Without the pictures, extract every line from the start of the material to the line containing "import * as", both ends included.

-- start of Available data --

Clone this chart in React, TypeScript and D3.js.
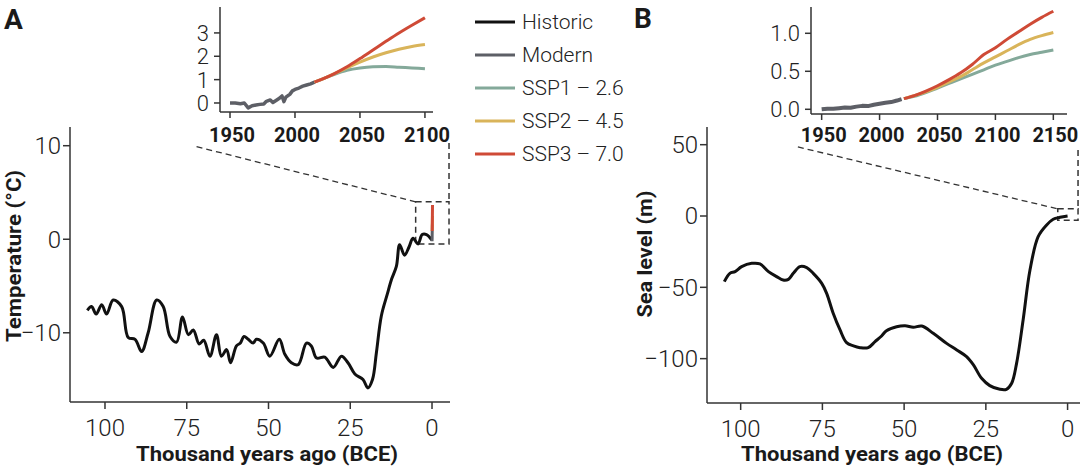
import React from "react";
import * as d3 from "d3";

// ---------- DATA ----------
// Panel A: temperature (°C) vs thousand years ago
const tempKya = [105.4,104.1,102.7,101,99.5,97.5,94.9,92.9,90.8,88.8,86.8,84.2,82.2,80.1,78.1,76.3,74.5,73,71.2,69.8,67.9,65.9,64.4,62.8,61.6,59.8,58.6,57.5,56.2,54.7,53.7,51.6,49.6,46.7,45,43,40.9,38.4,36.9,35.3,32.8,30.2,27.7,25.7,23.6,21.1,19.6,18.2,17,15.5,13.7,12.4,10.9,9.9,8.4,7,5.8,4.3,3,1.7,0];
const tempVal = [-7.6,-7.2,-8.0,-7.0,-8.0,-6.5,-7.2,-10.5,-10.7,-12.0,-10.0,-6.5,-7.2,-10.4,-11.0,-8.3,-10.2,-9.7,-11.2,-10.8,-12.5,-10.2,-12.5,-11.8,-13.2,-11.4,-11.1,-10.4,-10.7,-11.1,-10.7,-11.1,-12.5,-10.7,-12.3,-13.2,-13.4,-11.1,-11.4,-12.7,-12.6,-13.7,-12.5,-13.2,-14.4,-15.0,-15.9,-15.0,-12.1,-8.2,-5.9,-4.3,-2.9,-0.6,-1.7,-0.8,0.1,-0.5,0.5,0.5,-0.1];

// Inset A: modern temperature anomaly and projections
const modernTYears = [1950,1954,1958,1961,1964,1967,1970,1973,1976,1978,1981,1983,1986,1988,1990,1991.5,1993,1996,1998,2000,2003,2006,2009,2012,2015];
const modernTVals = [0.0,0.0,-0.03,0.0,-0.21,-0.12,-0.09,-0.06,-0.04,0.07,0.13,0.02,0.13,0.2,0.3,0.06,0.25,0.37,0.52,0.58,0.64,0.72,0.77,0.82,0.89];
const sspTYears = [2015,2020,2030,2040,2050,2060,2070,2080,2090,2100];
const ssp1T = [0.89,1.0,1.22,1.4,1.5,1.55,1.56,1.53,1.5,1.47];
const ssp2T = [0.89,1.0,1.25,1.5,1.75,1.97,2.15,2.3,2.42,2.5];
const ssp3T = [0.89,1.0,1.25,1.55,1.9,2.27,2.64,3.0,3.33,3.65];

// Panel B: sea level (m) vs thousand years ago
const seaKya = [105,103.3,101.7,99.7,96.6,94.1,91.5,89,87,85.4,83.9,81.9,79.8,77.8,75.2,73.7,71.7,69.6,67.6,65.5,63.5,61,58.9,56.9,55.4,52.3,49.7,47.2,44.6,41.1,37,33.9,30.9,28.8,26.3,23.8,20.7,18.7,17.1,15.6,13.6,11.5,9,6.4,4.4,2.3,0];
const seaVal = [-46,-40.2,-39,-35.5,-33.2,-33.6,-39,-42.5,-44.9,-44.4,-40.2,-35.5,-36.2,-40.2,-47.2,-54.2,-68.2,-79.9,-88.8,-91.1,-92.3,-92.3,-88.1,-84.1,-80.4,-77.6,-76.9,-78,-77.1,-82.2,-89.3,-93.9,-98.6,-104.4,-113.8,-118.9,-121.5,-121.5,-117.3,-103.3,-72.9,-37.9,-14.5,-6.3,-2.3,-0.9,0];

// Inset B: modern sea level and projections
const modernSYears = [1950,1955,1960,1965,1970,1975,1980,1985,1990,1995,2000,2005,2010,2015,2019];
const modernSVals = [0.0,0.008,0.006,0.015,0.022,0.02,0.035,0.045,0.042,0.06,0.072,0.085,0.095,0.115,0.135];
const sspSYears = [2021,2030,2040,2050,2060,2070,2080,2090,2100,2110,2120,2130,2140,2150];
const ssp1S = [0.14,0.17,0.22,0.28,0.34,0.40,0.46,0.52,0.58,0.63,0.68,0.72,0.75,0.78];
const ssp2S = [0.14,0.18,0.23,0.29,0.36,0.43,0.52,0.61,0.69,0.77,0.85,0.92,0.97,1.01];
const ssp3S = [0.14,0.18,0.24,0.31,0.39,0.48,0.59,0.72,0.81,0.92,1.02,1.12,1.21,1.29];

// Ticks & legend
const mainXTicks = [100, 75, 50, 25, 0];
const tempTicks = [10, 0, -10];
const seaTicks = [50, 0, -50, -100];
const insetATicksX = [1950, 2000, 2050, 2100];
const insetATicksY = [0, 1, 2, 3];
const insetBTicksX = [1950, 2000, 2050, 2100, 2150];
const insetBTicksY = [0, 0.5, 1.0];
const legendLabels = ["Historic", "Modern", "SSP1 – 2.6", "SSP2 – 4.5", "SSP3 – 7.0"];
const legendColors = ["#111111", "#5d5f66", "#84a99a", "#d9b45a", "#cf4a36"];

const C_HIST = legendColors[0];
const C_MOD = legendColors[1];
const C_S1 = legendColors[2];
const C_S2 = legendColors[3];
const C_S3 = legendColors[4];

const FONT = "Roboto, 'Liberation Sans', sans-serif";
const AXC = "#333";
const TXT = "#222";

const fmtMinus = (v: number, digits = 0) => {
  const s = Math.abs(v).toFixed(digits);
  return v < 0 ? "\u2212" + s : s;
};

type Pt = [number, number];
const zip = (a: number[], b: number[]): Pt[] => a.map((x, i) => [x, b[i]]);

function App() {
  // Panel A scales
  const xA = d3.scaleLinear().domain([110.7, -5.5]).range([70, 450]);
  const yA = d3.scaleLinear().domain([-17.4, 12.0]).range([402, 127]);
  const xIA = d3.scaleLinear().domain([1942.3, 2106.2]).range([220, 433]);
  const yIA = d3.scaleLinear().domain([-0.386, 4.11]).range([112, 7]);
  // Panel B scales
  const xB = d3.scaleLinear().domain([110.3, -3.8]).range([707, 1080]);
  const yB = d3.scaleLinear().domain([-131.1, 62.4]).range([403, 127]);
  const xIB = d3.scaleLinear().domain([1940.8, 2161.8]).range([811, 1067]);
  const yIB = d3.scaleLinear().domain([-0.062, 1.346]).range([114, 7]);

  const yearToKya = (y: number) => (1950 - y) / 1000;

  const lineA = d3.line<Pt>().x(d => xA(d[0])).y(d => yA(d[1])).curve(d3.curveCatmullRom.alpha(0.5));
  const lineIA = d3.line<Pt>().x(d => xIA(d[0])).y(d => yIA(d[1])).curve(d3.curveMonotoneX);
  const lineB = d3.line<Pt>().x(d => xB(d[0])).y(d => yB(d[1])).curve(d3.curveCatmullRom.alpha(0.5));
  const lineIB = d3.line<Pt>().x(d => xIB(d[0])).y(d => yIB(d[1])).curve(d3.curveMonotoneX);
  const lineIAraw = d3.line<Pt>().x(d => xIA(d[0])).y(d => yIA(d[1]));
  const lineIBraw = d3.line<Pt>().x(d => xIB(d[0])).y(d => yIB(d[1]));

  const tempPts = zip(tempKya, tempVal);
  const seaPts = zip(seaKya, seaVal);

  const tickText = { fontFamily: FONT, fontWeight: 300, fill: TXT } as const;
  const boldText = { fontFamily: FONT, fontWeight: 700, fill: "#1a1a1a" } as const;

  const dash = "6,4";

  const futA = (years: number[], vals: number[]) =>
    d3.line<Pt>().x(d => xA(yearToKya(d[0]))).y(d => yA(d[1]))(zip(years, vals)) || "";

  return (
    <svg width={1080} height={469} style={{ position: "absolute", left: 0, top: 0, background: "#fff" }}>
      {/* ===== Panel labels ===== */}
      <text x={4} y={29} style={{ ...boldText, fontSize: 28 }}>A</text>
      <text x={634} y={28} style={{ ...boldText, fontSize: 28 }}>B</text>

      {/* ===== Panel A main ===== */}
      <g>
        <line x1={70} x2={70} y1={127} y2={402} stroke={AXC} strokeWidth={1.5} />
        <line x1={70} x2={450} y1={402} y2={402} stroke={AXC} strokeWidth={1.5} />
        {mainXTicks.map(t => (
          <g key={"ax" + t}>
            <line x1={xA(t)} x2={xA(t)} y1={402} y2={409} stroke={AXC} strokeWidth={1.5} />
            <text x={xA(t)} y={436} textAnchor="middle" style={{ ...tickText, fontSize: 24 }}>{t}</text>
          </g>
        ))}
        {tempTicks.map(t => (
          <g key={"ay" + t}>
            <line x1={63} x2={70} y1={yA(t)} y2={yA(t)} stroke={AXC} strokeWidth={1.5} />
            <text x={61} y={yA(t)} dy="0.35em" textAnchor="end" style={{ ...tickText, fontSize: 24 }}>{fmtMinus(t)}</text>
          </g>
        ))}
        <text x={267} y={461} textAnchor="middle" textLength={262} lengthAdjust="spacingAndGlyphs" style={{ ...boldText, fontSize: 21 }}>
          Thousand years ago (BCE)
        </text>
        <text transform={`translate(21,256) rotate(-90)`} textAnchor="middle" textLength={172} lengthAdjust="spacingAndGlyphs" style={{ ...boldText, fontSize: 21 }}>
          Temperature (°C)
        </text>
        {/* zoom box + connectors */}
        <rect x={xA(5)} y={yA(4.0)} width={xA(-5.2) - xA(5)} height={yA(-0.5) - yA(4.0)} fill="none" stroke={AXC} strokeWidth={1.5} strokeDasharray={dash} />
        <line x1={xA(72)} y1={yA(9.9)} x2={xA(5)} y2={yA(4.0)} stroke={AXC} strokeWidth={1.3} strokeDasharray={dash} />
        <line x1={xA(-5.2)} y1={yA(10.3)} x2={xA(-5.2)} y2={yA(4.0)} stroke={AXC} strokeWidth={1.5} strokeDasharray={dash} />
        {/* data */}
        <path d={lineA(tempPts) || ""} fill="none" stroke={C_HIST} strokeWidth={3} strokeLinejoin="round" />
        <path d={futA(modernTYears, modernTVals)} fill="none" stroke={C_MOD} strokeWidth={3} />
        <path d={futA(sspTYears, ssp1T)} fill="none" stroke={C_S1} strokeWidth={3} />
        <path d={futA(sspTYears, ssp2T)} fill="none" stroke={C_S2} strokeWidth={3} />
        <path d={futA(sspTYears, ssp3T)} fill="none" stroke={C_S3} strokeWidth={3} />
      </g>

      {/* ===== Inset A ===== */}
      <g>
        <line x1={220} x2={220} y1={7} y2={112} stroke={AXC} strokeWidth={1.5} />
        <line x1={220} x2={433} y1={112} y2={112} stroke={AXC} strokeWidth={1.5} />
        {insetATicksX.map(t => (
          <g key={"iax" + t}>
            <line x1={xIA(t)} x2={xIA(t)} y1={112} y2={118} stroke={AXC} strokeWidth={1.5} />
            <text x={xIA(t) + 2} y={142} textAnchor="middle" style={{ ...boldText, fontSize: 20 }}>{t}</text>
          </g>
        ))}
        {insetATicksY.map(t => (
          <g key={"iay" + t}>
            <line x1={214} x2={220} y1={yIA(t)} y2={yIA(t)} stroke={AXC} strokeWidth={1.5} />
            <text x={209} y={yIA(t)} dy="0.36em" textAnchor="end" style={{ ...tickText, fontSize: 22 }}>{t}</text>
          </g>
        ))}
        <path d={lineIAraw(zip(modernTYears, modernTVals)) || ""} fill="none" stroke={C_MOD} strokeWidth={3.5} strokeLinejoin="round" />
        <path d={lineIA(zip(sspTYears, ssp1T)) || ""} fill="none" stroke={C_S1} strokeWidth={3} />
        <path d={lineIA(zip(sspTYears, ssp2T)) || ""} fill="none" stroke={C_S2} strokeWidth={3} />
        <path d={lineIA(zip(sspTYears, ssp3T)) || ""} fill="none" stroke={C_S3} strokeWidth={3} />
      </g>

      {/* ===== Legend ===== */}
      <g>
        {legendLabels.map((lab, i) => (
          <g key={lab} transform={`translate(0, ${22 + i * 33})`}>
            <line x1={475} x2={515} y1={0} y2={0} stroke={legendColors[i]} strokeWidth={3} />
            <text x={522} y={0} dy="0.35em" style={{ ...tickText, fontSize: 21 }}>{lab}</text>
          </g>
        ))}
      </g>

      {/* ===== Panel B main ===== */}
      <g>
        <line x1={707} x2={707} y1={127} y2={403} stroke={AXC} strokeWidth={1.5} />
        <line x1={707} x2={1080} y1={403} y2={403} stroke={AXC} strokeWidth={1.5} />
        {mainXTicks.map(t => (
          <g key={"bx" + t}>
            <line x1={xB(t)} x2={xB(t)} y1={403} y2={410} stroke={AXC} strokeWidth={1.5} />
            <text x={xB(t)} y={437} textAnchor="middle" style={{ ...tickText, fontSize: 24 }}>{t}</text>
          </g>
        ))}
        {seaTicks.map(t => (
          <g key={"by" + t}>
            <line x1={700} x2={707} y1={yB(t)} y2={yB(t)} stroke={AXC} strokeWidth={1.5} />
            <text x={698} y={yB(t)} dy="0.35em" textAnchor="end" style={{ ...tickText, fontSize: 24 }}>{fmtMinus(t)}</text>
          </g>
        ))}
        <text x={872} y={461} textAnchor="middle" textLength={262} lengthAdjust="spacingAndGlyphs" style={{ ...boldText, fontSize: 21 }}>
          Thousand years ago (BCE)
        </text>
        <text transform={`translate(652,254) rotate(-90)`} textAnchor="middle" textLength={127} lengthAdjust="spacingAndGlyphs" style={{ ...boldText, fontSize: 21 }}>
          Sea level (m)
        </text>
        <rect x={xB(3)} y={yB(5)} width={xB(-3.2) - xB(3)} height={yB(-3) - yB(5)} fill="none" stroke={AXC} strokeWidth={1.5} strokeDasharray={dash} />
        <line x1={xB(82.5)} y1={yB(48.4)} x2={xB(3)} y2={yB(5)} stroke={AXC} strokeWidth={1.3} strokeDasharray={dash} />
        <line x1={xB(-3.2)} y1={yB(46.3)} x2={xB(-3.2)} y2={yB(5)} stroke={AXC} strokeWidth={1.5} strokeDasharray={dash} />
        <path d={lineB(seaPts) || ""} fill="none" stroke={C_HIST} strokeWidth={3} strokeLinejoin="round" />
      </g>

      {/* ===== Inset B ===== */}
      <g>
        <line x1={811} x2={811} y1={7} y2={114} stroke={AXC} strokeWidth={1.5} />
        <line x1={811} x2={1067} y1={114} y2={114} stroke={AXC} strokeWidth={1.5} />
        {insetBTicksX.map(t => (
          <g key={"ibx" + t}>
            <line x1={xIB(t)} x2={xIB(t)} y1={114} y2={120} stroke={AXC} strokeWidth={1.5} />
            <text x={xIB(t) + 2} y={142} textAnchor="middle" style={{ ...boldText, fontSize: 20 }}>{t}</text>
          </g>
        ))}
        {insetBTicksY.map(t => (
          <g key={"iby" + t}>
            <line x1={805} x2={811} y1={yIB(t)} y2={yIB(t)} stroke={AXC} strokeWidth={1.5} />
            <text x={800} y={yIB(t)} dy="0.36em" textAnchor="end" style={{ ...tickText, fontSize: 22 }}>{t.toFixed(1)}</text>
          </g>
        ))}
        <path d={lineIBraw(zip(modernSYears, modernSVals)) || ""} fill="none" stroke={C_MOD} strokeWidth={4} strokeLinejoin="round" />
        <path d={lineIB(zip(sspSYears, ssp1S)) || ""} fill="none" stroke={C_S1} strokeWidth={3} />
        <path d={lineIB(zip(sspSYears, ssp2S)) || ""} fill="none" stroke={C_S2} strokeWidth={3} />
        <path d={lineIB(zip(sspSYears, ssp3S)) || ""} fill="none" stroke={C_S3} strokeWidth={3} />
      </g>
    </svg>
  );
}

export default App;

-- end of Available data --

[Response to this exercise]
Clone this chart in React, TypeScript and D3.js.
import React from "react";
import * as d3 from "d3";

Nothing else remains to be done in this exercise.